A performance of the song, filmed at a Mustang assembly line at the Ford River Rouge Plant in Detroit, opened the June 28, 1965 CBS-TV special Murray The K – It's What's Happening, Baby.

Billboard described the song as a "good dance beat piece of material which features a gospel piano and a wailin' vocal." Cash Box described it as "a hard-driving, fast-moving, raunchy bluesy stomper with a contagious teen-oriented, danceable beat." Record World said it features "a strong, strong beat and wailing by all the girls in concert."
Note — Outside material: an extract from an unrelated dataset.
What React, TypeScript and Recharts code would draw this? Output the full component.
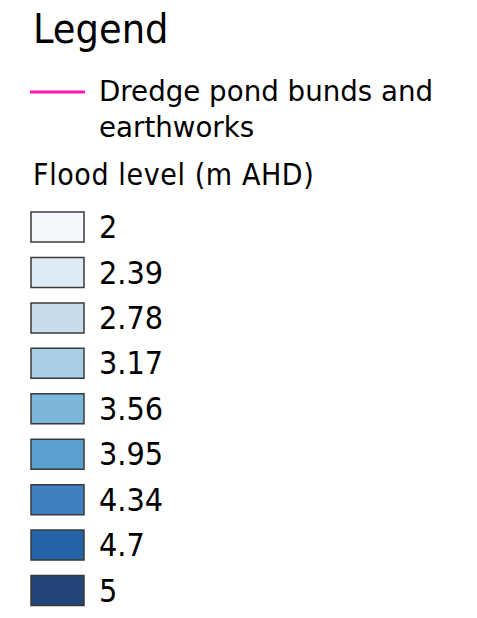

Included on their 1965 third album, Dance Party, "Nowhere to Run" hit number eight on the Billboard Pop Singles chart, and number five on the Billboard R&B Singles chart. It also charted on the UK singles chart peaking at number twenty-six on the chart. The single release was backed with "Motoring".

This version was ranked #358 on Rolling Stone's list of The 500 Greatest Songs of All Time in 2004 and #367 in 2010.

This song is featured in the films Vinyl (1965), The Warriors (1979), Good Morning, Vietnam (1987), Crimson Tide (1995), Bringing Out the Dead (1999), Baby Driver (2017), and the 2012 video game Spec Ops: The Line.

In July 1988, following the success of the film Good Morning, Vietnam, the song was re-released in the UK by A&M Records, with James Brown's "I Got You (I Feel Good)" on the flip side. The single spent three weeks on the UK chart reaching its highest position of number 52 by 24 July 1988.

==Covers==
- Arnold McCuller made a version of the song for the soundtrack of the movie The Warriors in 1979. It was later utilized again for the video game adaptation in 2005.
- On her 1971 covers album Gonna Take a Miracle, singer-songwriter Laura Nyro performed a version with backing vocals by the group Labelle.
- Lola Colette made a version of the song for the soundtrack of the 2023 movie John Wick: Chapter 4.
- Wild Cherry covered the song in 1976.

==Personnel==
- Lead vocals by Martha Reeves
- Background vocals by Rosalind Ashford & Betty Kelly
- Written by Brian Holland, Lamont Dozier and Edward Holland Jr.
- Produced by Lamont Dozier and Brian Holland
- All instrumentation by the Funk Brothers:
  - Robert White – guitar
  - Eddie Willis – guitar
  - Earl Van Dyke – piano
  - Benny Benjamin – drums
  - James Jamerson – bass guitar
  - Jack Ashford – percussion, tambourine, vibes
  - Ivy Jo Hunter - percussion (snow chains)
  - Russ Conway - trumpet
  - Herbert Williams - trumpet
  - George Bohanon - trombone
  - Paul Riser - trombone
  - Henry Cosby - tenor saxophone
  - Mike Terry - baritone saxophone

==Certifications==

| Region | Certification | Certified units/sales |
| United Kingdom (BPI) | Silver | 200,000^{‡} |
^{‡} Sales+streaming figures based on certification alone.